Wai 2358: The Stage 2 Report on the National Freshwater and Geothermal Claims

“After examining the evidence and submissions, we found that these participation mechanisms were flawed and had not delivered results that were consistent with either the intention behind some of them (sections 33 and 36B) or the principles of the Treaty. Our findings on flaws in the particular RMA mechanisms were as follows:

  • Section 33 of the RMA has never been used to transfer power to iwi authorities. This is partly due to the existence of significant barriers within the terms of section 33 itself, partly to poor relationships between some councils and iwi, and partly to the Crown’s failure to introduce either incentives or compulsion for councils to actively consider its use.
  • Section 36B (as to joint management) has only been used twice since its introduction in 2005, apart from mandatory use in some Treaty settlements. This section of the RMA was supposed to compensate for the non-use of section 33. Instead, it has remained severely under-used for the same reasons that section 33 itself has not been used. That is, there are high barriers within section 36B itself to its use by councils and iwi or hapū (as the Crown has acknowledged),6 and the Crown has not provided incentives for its use or any compulsion to actively consider its use. 

“We reiterate the recommendations of previous Tribunals that the Crown should monitor the Treaty performance of local authorities. For freshwater matters, this should be carried out by the co-governance body.”

“We also reiterate the recommendation of the Wai 262 Tribunal, that councils make regular reports on their activities in respect of section 33 and 36B to the Parliamentary Commissioner for the Environment or – in the case of freshwater bodies – to the co-governance body if it is established.”

“We are aware that monitoring and enforcement of consent conditions is also a significant issue in the freshwater management regime, but we did not receive sufficient evidence to make a recommendation (other than the recommendation made above in respect of Joint Management Agreements).” 

Wai 796: The Report on the Management of the Petroleum Resource

“We also recommend that a commissioner be established, perhaps with the title of Treaty of Waitangi commissioner, to monitor local authorities’ performance in respect of Treaty obligations delegated to them by the Crown.” “The Crown has failed to monitor the performance of its delegated Treaty responsibilities by local authorities. Although councils are trying, their efforts have been piecemeal and have not met with particular success. The Crown has failed to monitor this situation or assist with constructive solutions.”

Wai 215: Tauranga Moana 1886–2006 – Report on the Post-Raupatu Claims Volume 2 

“We find that much more active Crown oversight is required if such transfers or sharing or powers are to occur. We find that they must occur, if the Crown is to avoid further breaches of the principle of partnership and its duty of active protection. As demonstrated by the history of customary fisheries, the Crown has a legacy of passing legislative provisions that would enable a measure of Māori rangatiratanga over their property and taonga, only to then leave the provisions unsupported and unpromoted so that they are never utilised.
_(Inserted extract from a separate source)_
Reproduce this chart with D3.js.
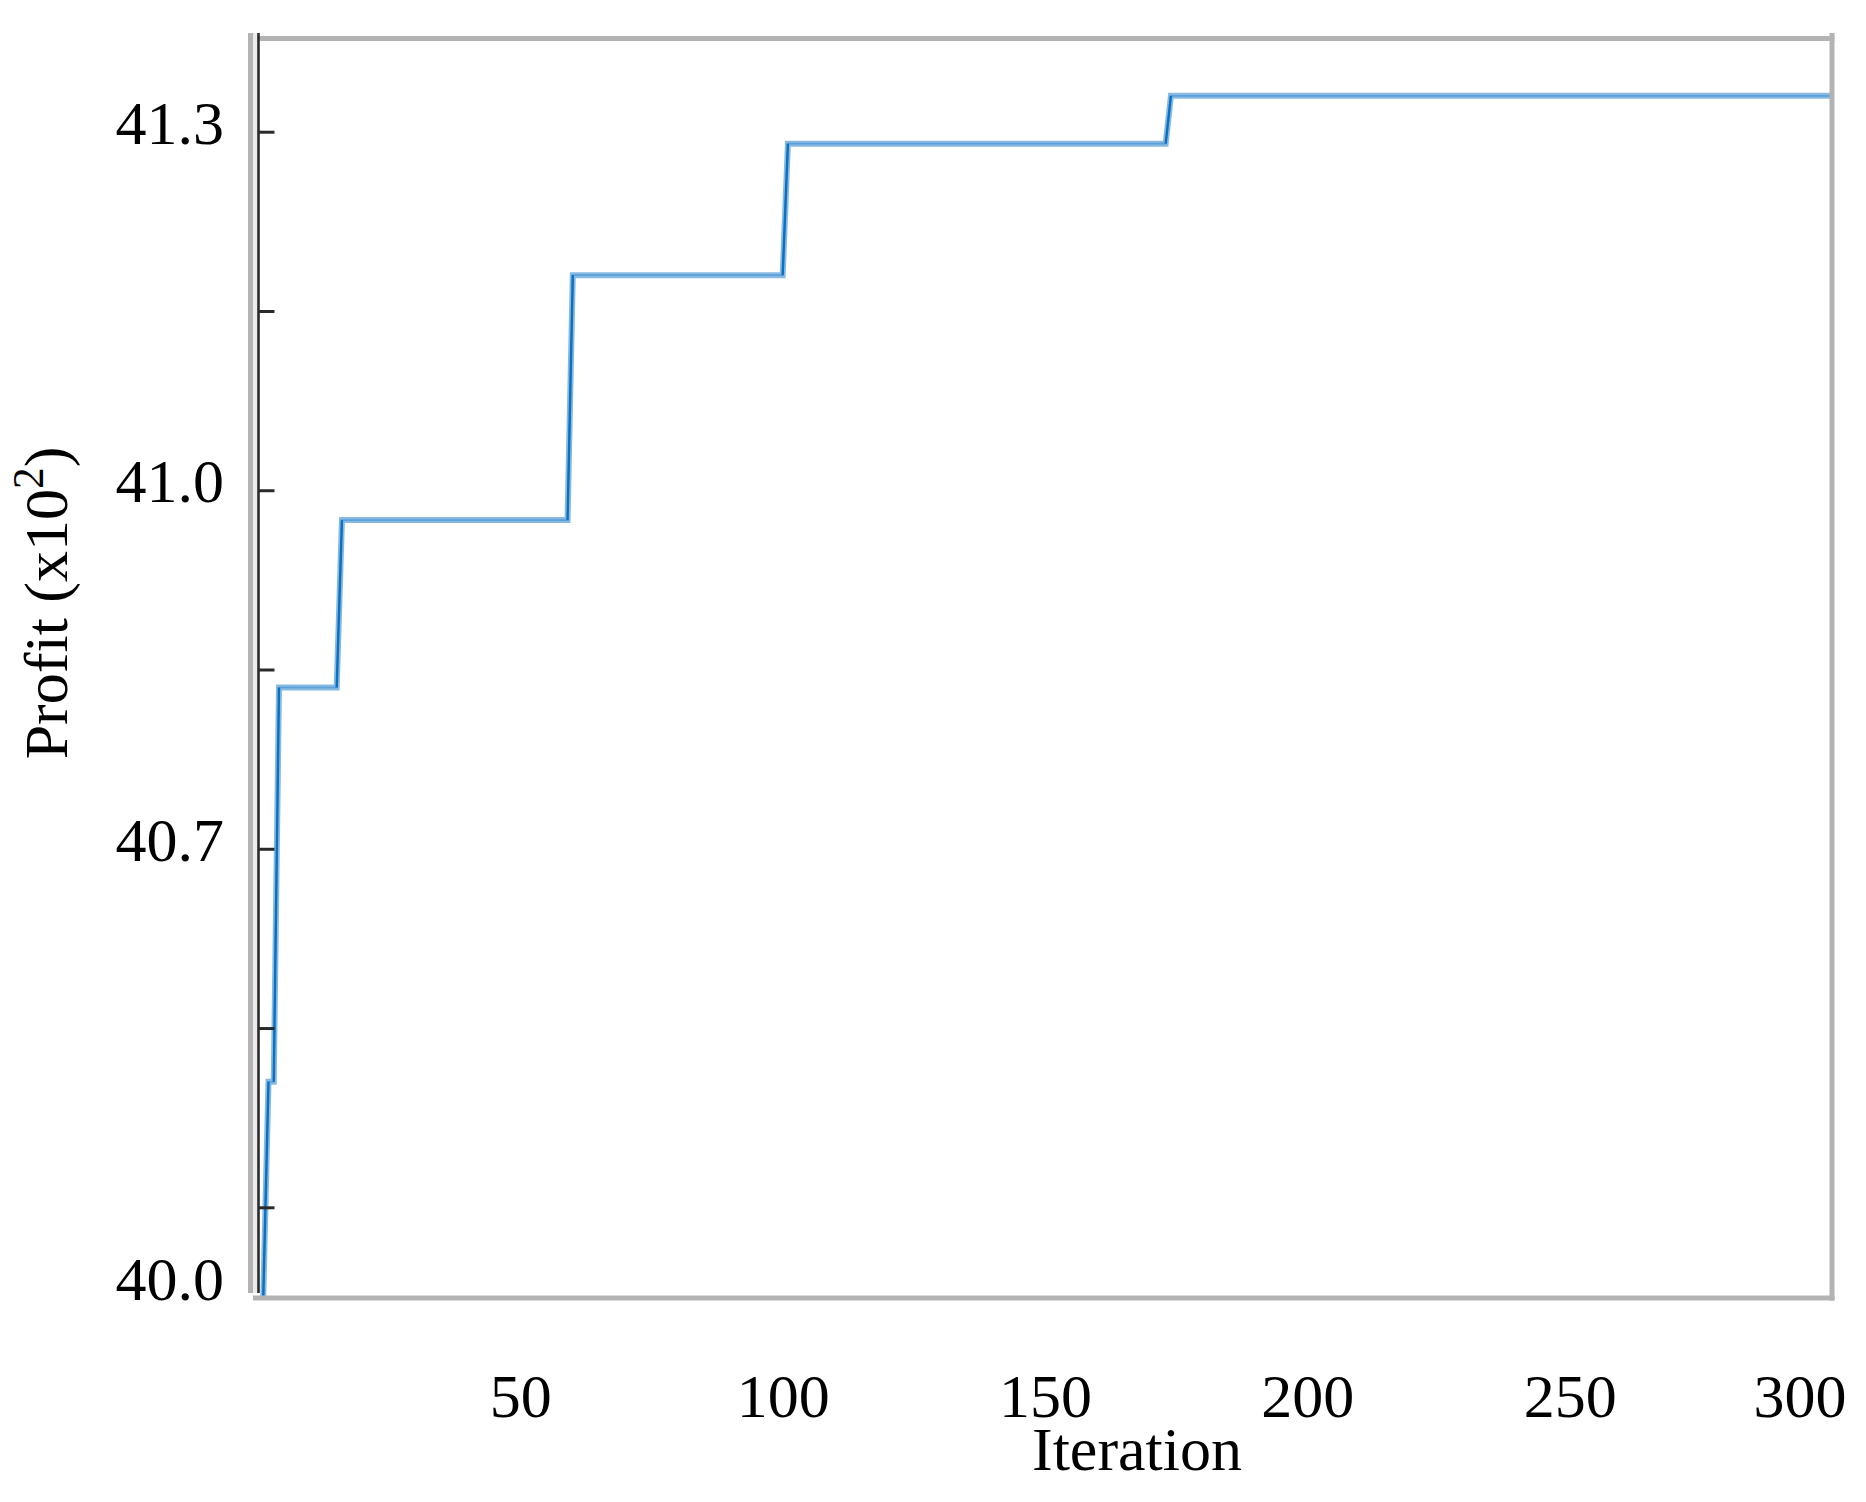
<!DOCTYPE html>
<html>
<head>
<meta charset="utf-8">
<script src="https://cdn.jsdelivr.net/npm/d3@7"></script>
<style>
  html, body { margin: 0; padding: 0; background: #ffffff; }
  svg { display: block; }
  text { font-family: "Liberation Serif", "Times New Roman", serif; fill: #000; }
</style>
</head>
<body>
<svg id="chart" width="1866" height="1502"></svg>
<script>
// ---- data ----
const iterations = [1, 2, 3, 4, 15, 16, 59, 60, 100, 101, 173, 174, 300];
const profit = [40.0, 40.505, 40.505, 40.835, 40.835, 40.975, 40.975, 41.18, 41.18, 41.29, 41.29, 41.33, 41.33];
const xTickValues = [50, 100, 150, 200, 250, 300];
const yTickValues = [40.4, 40.55, 40.7, 40.85, 41.0, 41.15, 41.3];
const yLabelValues = [40.0, 40.7, 41.0, 41.3];
const yLabelText = ["40.0", "40.7", "41.0", "41.3"];
const xTitle = "Iteration";
const yTitle = "Profit (x10";
const yTitleSup = "2";

// ---- layout ----
const W = 1866, H = 1502;
const pL = 258, pR = 1832, pT = 38.5, pB = 1298;
const fontSize = 62;

const svg = d3.select("#chart");

const x = d3.scaleLinear().domain([0, 300]).range([pL, pR]);
const y = d3.scaleLinear().domain([40.0, 40.4, 41.378]).range([pB, 1207.3, pT]);

const points = iterations.map((it, i) => ({ it, v: profit[i] }));

// line (light band)
const line = d3.line().x(d => x(d.it)).y(d => y(d.v));
svg.append("path")
  .datum(points)
  .attr("d", line)
  .attr("fill", "none")
  .attr("stroke", "#86bae3")
  .attr("stroke-width", 6)
  .attr("stroke-linejoin", "miter");

svg.append("path")
  .datum(points)
  .attr("d", line)
  .attr("fill", "none")
  .attr("stroke", "#4f98d4")
  .attr("stroke-width", 1.6)
  .attr("stroke-opacity", 0.75);

// dark rising segments
const rises = [];
for (let i = 1; i < points.length; i++) {
  if (points[i].v !== points[i - 1].v) rises.push([points[i - 1], points[i]]);
}
svg.append("g").selectAll("path")
  .data(rises)
  .join("path")
  .attr("d", line)
  .attr("fill", "none")
  .attr("stroke", "#0a70c0")
  .attr("stroke-width", 2.4);

// frame (gray)
const frame = svg.append("g").attr("stroke", "#b3b3b3").attr("stroke-width", 5).attr("fill", "none");
frame.append("line").attr("x1", 248).attr("x2", pR + 2.5).attr("y1", pT).attr("y2", pT);
frame.append("line").attr("x1", pR).attr("x2", pR).attr("y1", 33).attr("y2", pB + 2.5);
frame.append("line").attr("x1", 253).attr("x2", pR + 2.5).attr("y1", pB).attr("y2", pB);
frame.append("line").attr("x1", 250.5).attr("x2", 250.5).attr("y1", 33).attr("y2", 1293);
svg.append("rect").attr("x", 253).attr("y", 33).attr("width", 4.5).attr("height", 1260).attr("fill", "#ececec");

// y axis (dark line with inward ticks)
const yAxis = d3.axisRight(y).tickValues(yTickValues).tickSize(16).tickSizeOuter(0).tickFormat("");
const gy = svg.append("g").attr("transform", `translate(${pL + 0.5},0)`).call(yAxis);
gy.select(".domain").attr("stroke", "#2a2a2a").attr("stroke-width", 2.6)
  .attr("d", `M0,33V1293`);
gy.selectAll(".tick line").attr("stroke", "#2a2a2a").attr("stroke-width", 3);

// y labels
svg.append("g").selectAll("text")
  .data(yLabelValues)
  .join("text")
  .attr("x", 224)
  .attr("y", (d) => Math.min(y(d), pB - 10) + 12)
  .attr("text-anchor", "end")
  .attr("font-size", fontSize)
  .text((d, i) => yLabelText[i]);

// x axis labels
const xAxis = d3.axisBottom(x).tickValues(xTickValues).tickSize(0).tickFormat(d3.format("d"));
const gx = svg.append("g").attr("transform", `translate(0,${pB})`).call(xAxis);
gx.select(".domain").remove();
gx.selectAll(".tick text")
  .attr("font-family", "Liberation Serif, Times New Roman, serif")
  .attr("font-size", fontSize)
  .attr("fill", "#000")
  .attr("y", 119)
  .attr("dy", 0);
gx.selectAll(".tick").each(function (d) {
  const t = d3.select(this).select("text").node();
  const w = t.getComputedTextLength();
  const px = x(d);
  const maxX = W - 20 - w / 2;
  if (px > maxX) d3.select(this).select("text").attr("x", maxX - px);
});

// axis titles
svg.append("text")
  .attr("x", 1137)
  .attr("y", 1470)
  .attr("text-anchor", "middle")
  .attr("font-size", fontSize)
  .text(xTitle);

const yt = svg.append("text")
  .attr("transform", `translate(67,603) rotate(-90)`)
  .attr("text-anchor", "middle")
  .attr("font-size", fontSize);
yt.append("tspan").text(yTitle);
yt.append("tspan").attr("font-size", fontSize * 0.7).attr("dy", -24).text(yTitleSup);
yt.append("tspan").attr("dy", 24).text(")");
</script>
</body>
</html>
In such cases, as found by the Manukau Report, ‘[t]hose words mean nothing’. The principle of partnership and the duty of active protection oblige the Crown to ensure that under its legislation Māori can – and do – exercise rangatiratanga over their taonga.”

Wai 304: Ngawha Geothermal Resources

“We reiterate here that the Treaty was between Maori and the Crown. The Crown obligation under article 2 to protect Maori rangatiratanga is a continuing one. It cannot be avoided or modified by the Crown delegating its powers or Treaty obligations to the discretion of local or regional authorities. If the Crown chooses to so delegate, it must do so in terms which ensure that its Treaty duty of protection is fulfilled.”